Our team created a way for the Mobili-T® to detect when a patient’s swallowing muscles contract. This is known as an automated swallow-detection algorithm. This algorithm makes sure that signals arising from swallow or swallow-like exercises are reinforced, while non-swallow movements are ignored.
Mobile health (mHealth) technologies may offer an opportunity to address longstanding clinical challenges, such as access and adherence to swallowing therapy. Mobili-T® is an mHealth device that uses surface electromyography (sEMG) to provide biofeedback on submental muscles activity during exercise. An automated swallow-detection algorithm was developed for Mobili-T®. This study evaluated the performance of the swallow-detection algorithm. Ten healthy participants and 10 head and neck cancer (HNC) patients were fitted with the device. Signal was acquired during regular, effortful, and Mendelsohn maneuver saliva swallows, as well as lip presses, tongue, and head movements.

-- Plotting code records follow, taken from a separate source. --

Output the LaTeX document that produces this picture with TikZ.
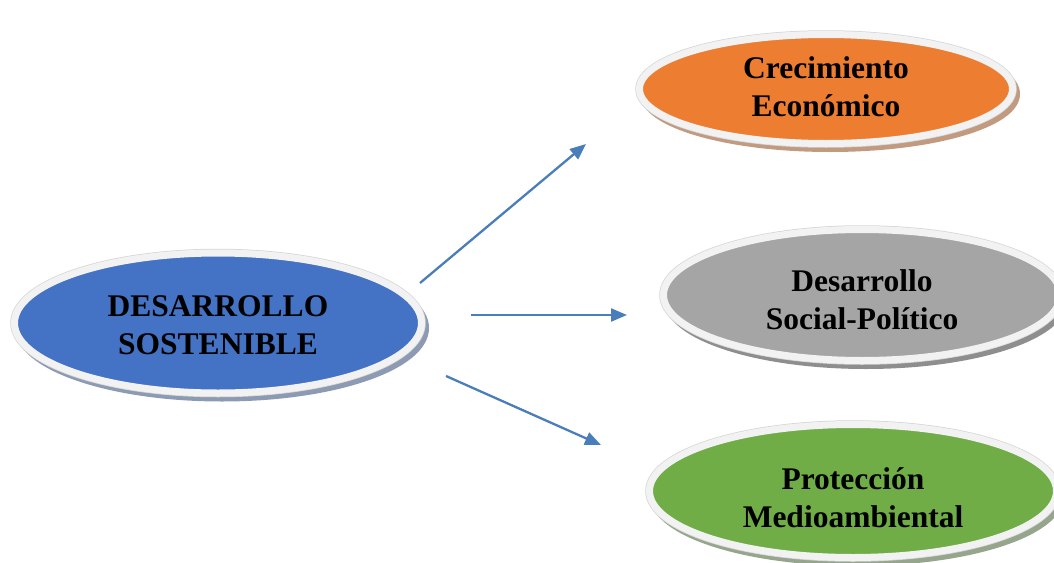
\documentclass[tikz,border=0pt]{standalone}
\usepackage{fontspec}
\setmainfont{Liberation Serif}
\usetikzlibrary{arrows.meta,shapes.geometric,shadows}
\definecolor{cblue}{HTML}{4472C4}
\definecolor{corange}{HTML}{ED7D31}
\definecolor{cgray}{HTML}{A5A5A5}
\definecolor{cgreen}{HTML}{70AD47}
\definecolor{sblue}{HTML}{8C9AB3}
\definecolor{sorange}{HTML}{C29A80}
\definecolor{sgray}{HTML}{8E8E8E}
\definecolor{sgreen}{HTML}{96A68C}
\definecolor{ring}{HTML}{F2F2F2}
\definecolor{ringedge}{HTML}{D6D6D6}
\definecolor{arrowc}{HTML}{4A7EBB}
\tikzset{
  bubble/.style n args={4}{
    ellipse, minimum width=#1, minimum height=#2, inner sep=0pt,
    general shadow={shadow xshift=4pt, shadow yshift=-5pt, fill=#4, draw=#4, line width=7pt},
    preaction={draw=ringedge, line width=8.5pt},
    fill=#3, draw=ring, line width=7pt,
    align=center, text=black,
    font=\bfseries\fontsize{31.5pt}{38pt}\selectfont
  },
  link/.style={draw=arrowc, line width=2.3pt, -{Triangle[length=16pt,width=13pt]}}
}
\begin{document}
\begin{tikzpicture}[x=1pt,y=-1pt]
\useasboundingbox (0,0) rectangle (1054,562);
\clip (0,0) rectangle (1054,562);
\node[bubble={407}{140}{cblue}{sblue}, text height=63pt] (ds) at (218,323) {DESARROLLO\\SOSTENIBLE};
\node[bubble={373}{109}{corange}{sorange}, text depth=4pt] (ce) at (826,89) {Crecimiento\\Económico};
\node[bubble={397}{131}{cgray}{sgray}, text height=69.5pt] (sp) at (862,295) {Desarrollo\\Social-Político};
\node[bubble={407}{133}{cgreen}{sgreen}, text height=73pt] (pm) at (853,491) {Protección\\Medioambiental};
\coordinate (a1s) at (420,283);
\coordinate (a1e) at (586,144);
\coordinate (a2s) at (471,315);
\coordinate (a2e) at (627,315);
\coordinate (a3s) at (446,376);
\coordinate (a3e) at (601,445);
\draw[link] (a1s) -- (a1e);
\draw[link] (a2s) -- (a2e);
\draw[link] (a3s) -- (a3e);
\end{tikzpicture}
\end{document}
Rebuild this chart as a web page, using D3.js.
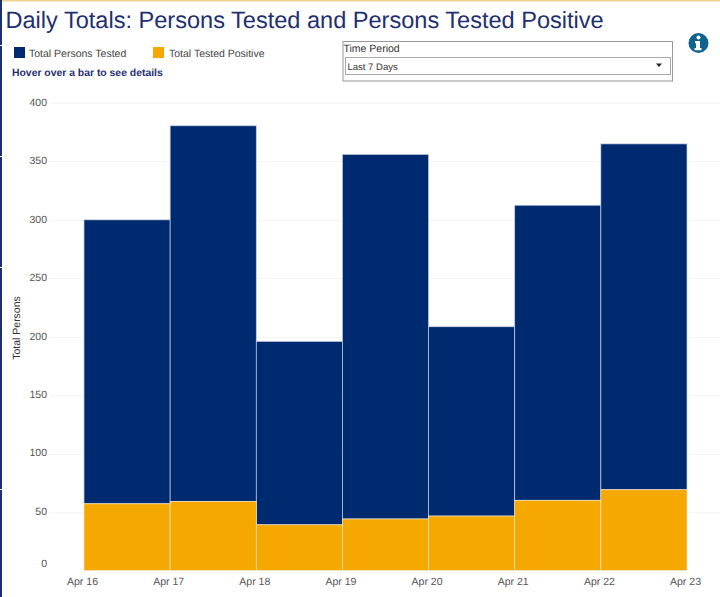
<!DOCTYPE html>
<html><head><meta charset="utf-8">
<script src="https://cdn.jsdelivr.net/npm/d3@7/dist/d3.min.js"></script>
<style>
html,body{margin:0;padding:0;background:#fff}
svg{display:block;font-family:"Liberation Sans",Arial,sans-serif;text-rendering:geometricPrecision}
</style></head><body>
<svg id="c" width="720" height="597"></svg>
<script>
const dayLabels = ["Apr 16","Apr 17","Apr 18","Apr 19","Apr 20","Apr 21","Apr 22","Apr 23"];
const personsTested = [300,380.5,196,356,208.5,312.5,365];
const testedPositive = [57,59,39,44,46.5,60,69];
const yTicks = [0,50,100,150,200,250,300,350,400];
const legendLabels = ["Total Persons Tested","Total Tested Positive"];
const colors = ["#002a6f","#f5a800"];
const navy = "#1f2f70";

const svg = d3.select("#c");
const x = d3.scalePoint().domain(dayLabels).range([84,687]);
const y = d3.scaleLinear().domain([0,400]).range([570.4,103]);

// page furniture
svg.append("rect").attr("x",0).attr("y",0).attr("width",720).attr("height",1.5).attr("fill","#ecd48e");
[[0,45],[46,110],[157,110],[268,221],[490,107]].forEach(([a,h])=>{
  svg.append("rect").attr("x",0).attr("y",a).attr("width",2).attr("height",h).attr("fill","#1c2f6e");
});

svg.append("text").attr("x",5.5).attr("y",27.5).attr("font-size",23.55).attr("fill",navy)
  .text("Daily Totals: Persons Tested and Persons Tested Positive");

// legend
const lx=[14,153], tx=[29,169];
legendLabels.forEach((l,i)=>{
  svg.append("rect").attr("x",lx[i]).attr("y",47).attr("width",11).attr("height",11).attr("fill",colors[i]);
  svg.append("text").attr("x",tx[i]).attr("y",57).attr("font-size",10.5).attr("fill","#444").text(l);
});
svg.append("text").attr("x",12).attr("y",76).attr("font-size",10.4).attr("font-weight","bold").attr("fill",navy)
  .text("Hover over a bar to see details");

// time period control
svg.append("rect").attr("x",343).attr("y",41.5).attr("width",329.5).attr("height",39.5).attr("fill","#fff").attr("stroke","#999");
svg.append("text").attr("x",343.5).attr("y",51.5).attr("font-size",10.5).attr("fill","#333").text("Time Period");
svg.append("rect").attr("x",345.5).attr("y",57.5).attr("width",325).attr("height",17).attr("fill","#fff").attr("stroke","#aaa");
svg.append("text").attr("x",347.5).attr("y",70).attr("font-size",9.5).attr("fill","#333").text("Last 7 Days");
svg.append("path").attr("d","M656 63.5h6l-3 3.5z").attr("fill","#222");

// info icon
svg.append("circle").attr("cx",698.5).attr("cy",43).attr("r",10).attr("fill","#10628f");
svg.append("circle").attr("cx",698.5).attr("cy",37.5).attr("r",2).attr("fill","#fff");
svg.append("path").attr("d","M695 41h5v7h1.5v2.2h-7V48h1.5v-4.8h-1z").attr("fill","#fff");

// axes
const yAxis = d3.axisLeft(y).tickValues(yTicks).tickSize(0).tickPadding(0);
const gy = svg.append("g").attr("transform","translate(47,-1)").call(yAxis);
gy.select(".domain").remove();
gy.selectAll("text").attr("font-size",10.5).attr("fill","#555").attr("font-family","Liberation Sans");
gy.selectAll(".tick").filter(d=>d===0).select("text").attr("dy","-0.25em");

svg.append("g").selectAll("line").data(yTicks.slice(1)).join("line")
  .attr("x1",50).attr("x2",720).attr("y1",d=>Math.round(y(d))+.5).attr("y2",d=>Math.round(y(d))+.5)
  .attr("stroke","#f5f5f5");

const xAxis = d3.axisBottom(x).tickSize(0).tickPadding(0);
const gx = svg.append("g").attr("transform","translate(-2,577.5)").call(xAxis);
gx.select(".domain").remove();
gx.selectAll("text").attr("font-size",10.5).attr("fill","#555").attr("font-family","Liberation Sans");

// bars
const days = dayLabels.slice(0,-1);
const nextOf = d => dayLabels[dayLabels.indexOf(d)+1];
const bars = svg.append("g");
bars.selectAll("rect.t").data(days).join("rect").attr("class","t")
  .attr("x",d=>x(d)).attr("width",d=>x(nextOf(d))-x(d))
  .attr("y",(d,i)=>y(personsTested[i])).attr("height",(d,i)=>y(testedPositive[i])-y(personsTested[i]))
  .attr("fill",colors[0]).attr("stroke","#c4cfe2").attr("stroke-width",0.7);
bars.selectAll("rect.p").data(days).join("rect").attr("class","p")
  .attr("x",d=>x(d)).attr("width",d=>x(nextOf(d))-x(d))
  .attr("y",(d,i)=>y(testedPositive[i])).attr("height",(d,i)=>y(0)-y(testedPositive[i]))
  .attr("fill",colors[1]).attr("stroke","#efe3c6").attr("stroke-width",0.7);

svg.append("text").attr("transform","translate(20,328) rotate(-90)").attr("text-anchor","middle")
  .attr("font-size",10.5).attr("fill","#333").text("Total Persons");
</script>
</body></html>
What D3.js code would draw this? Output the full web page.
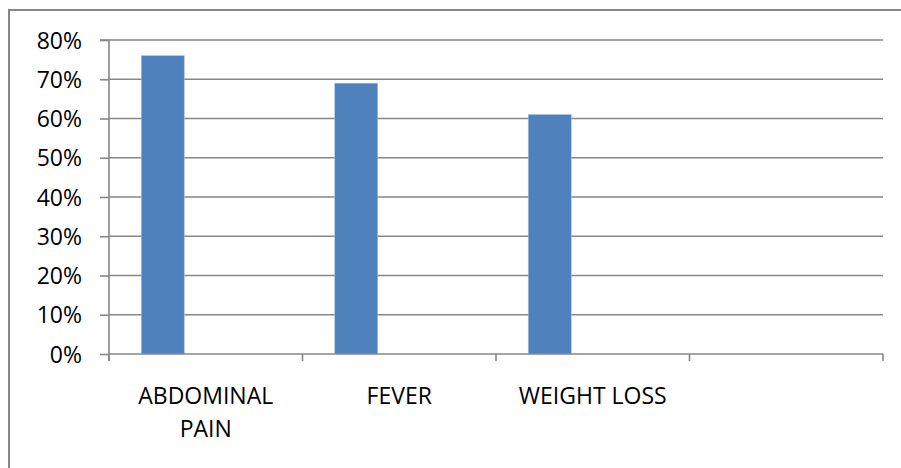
<!DOCTYPE html>
<html>
<head>
<meta charset="utf-8">
<script src="https://cdn.jsdelivr.net/npm/d3@7/dist/d3.min.js"></script>
<style>
  html, body { margin: 0; padding: 0; background: #fff; }
  svg { display: block; }
  text { font-family: "Open Sans", sans-serif; font-size: 23px; fill: #000; }
</style>
</head>
<body>
<svg id="chart" width="901" height="468"></svg>
<script>
// ---- data ----
const categories = ["ABDOMINAL PAIN", "FEVER", "WEIGHT LOSS", ""];
const seriesNames = ["Series1", "Series2", "Series3"];
const series1 = [0.76, 0.69, 0.61, null];
const series2 = [null, null, null, null];
const series3 = [null, null, null, null];
const yTicks = [0, 0.1, 0.2, 0.3, 0.4, 0.5, 0.6, 0.7, 0.8];

(function () {
const seriesValues = [series1, series2, series3];

const svg = d3.select("#chart");
const W = 901, H = 468;
const pLeft = 109, pRight = 883, pTop = 40, pBottom = 354;
const gridColor = "#878787";
const fontSize = 23;

// outer frame (top and left edges visible)
svg.append("rect")
  .attr("x", 9).attr("y", 10)
  .attr("width", W + 20).attr("height", H + 20)
  .attr("fill", "none").attr("stroke", gridColor).attr("stroke-width", 2);

const x = d3.scaleBand().domain(categories.map((c, i) => i)).range([pLeft, pRight]).paddingInner(0).paddingOuter(0);
const xs = d3.scaleBand().domain(seriesNames).range([0, x.bandwidth()]).paddingInner(0).paddingOuter(0.75);
const y = d3.scaleLinear().domain([0, 0.8]).range([pBottom, pTop]);

// gridlines
svg.append("g").selectAll("line").data(yTicks.filter(t => t > 0)).join("line")
  .attr("x1", pLeft).attr("x2", pRight)
  .attr("y1", d => y(d)).attr("y2", d => y(d))
  .attr("stroke", gridColor).attr("stroke-width", 1.6);

// bars
const barData = [];
seriesValues.forEach((vals, si) => {
  vals.forEach((v, ci) => {
    if (v != null) barData.push({ ci, s: seriesNames[si], v });
  });
});
svg.append("g").selectAll("rect").data(barData).join("rect")
  .attr("x", d => x(d.ci) + xs(d.s))
  .attr("width", xs.bandwidth())
  .attr("y", d => y(d.v))
  .attr("height", d => y(0) - y(d.v))
  .attr("fill", "#4F81BD")
  .attr("stroke", "#a9c0de").attr("stroke-width", 0.6);

// y axis
const yAxis = d3.axisLeft(y).tickValues(yTicks).tickFormat(d3.format(".0%")).tickSize(9).tickPadding(18);
const yg = svg.append("g").attr("transform", `translate(${pLeft},0)`).call(yAxis);
yg.select(".domain").attr("stroke", gridColor).attr("stroke-width", 1.6).attr("d", `M-9,${pTop}H0V${pBottom + 7}`);
yg.selectAll(".tick line").attr("stroke", gridColor).attr("stroke-width", 1.6);
yg.selectAll(".tick text").attr("font-family", "Open Sans").attr("font-size", fontSize).attr("fill", "#000").attr("dy", "0.35em");

// x axis
const xTickPos = d3.range(categories.length + 1).map(i => pLeft + i * x.step());
svg.append("line").attr("x1", pLeft).attr("x2", pRight).attr("y1", pBottom).attr("y2", pBottom)
  .attr("stroke", gridColor).attr("stroke-width", 1.6);
svg.append("g").selectAll("line").data(xTickPos).join("line")
  .attr("x1", d => d).attr("x2", d => d).attr("y1", pBottom).attr("y2", pBottom + 7)
  .attr("stroke", gridColor).attr("stroke-width", 1.6);

// x labels (wrapped)
const lbl = svg.append("g").selectAll("text").data(categories.map((c, i) => ({ c, i }))).join("text")
  .attr("text-anchor", "middle")
  .attr("x", d => x(d.i) + x.bandwidth() / 2)
  .attr("y", 404);
lbl.each(function(d) {
  const t = d3.select(this);
  const words = d.c === "ABDOMINAL PAIN" ? ["ABDOMINAL", "PAIN"] : [d.c];
  words.forEach((w, k) => {
    t.append("tspan").attr("x", x(d.i) + x.bandwidth() / 2).attr("dy", k === 0 ? 0 : 33).text(w);
  });
});
})();
</script>
</body>
</html>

Signals of interest were tagged during data acquisition and used to evaluate algorithm performance. Sensitivity and positive predictive values (PPV) were calculated for each participant. Saliva swallows were compared between HNC and controls in the four sEMG-based parameters used in the algorithm: duration, peak amplitude ratio, median frequency, and 15th percentile of the power spectrum density. In healthy participants, sensitivity and PPV were 92.3 and 83.9%, respectively. In HNC patients, sensitivity was 92.7% and PPV was 72.2%. In saliva swallows, HNC patients had longer event durations (U = 1925.5, p < 0.001), lower median frequency (U = 2674.0, p < 0.001), and lower 15th percentile of the power spectrum density [t(176.9) = 2.07, p < 0.001] than healthy participants. The automated swallow-detection algorithm performed well with healthy participants and retained a high sensitivity, but had lowered PPV with HNC patients. With respect to Mobili-T®, the algorithm will next be evaluated using the mHealth system.
Keywords: Deglutition; Deglutition disorders; Dysphagia; Head and neck cancer; Mobile health; Surface electromyography; Swallow recognition; Visual biofeedback.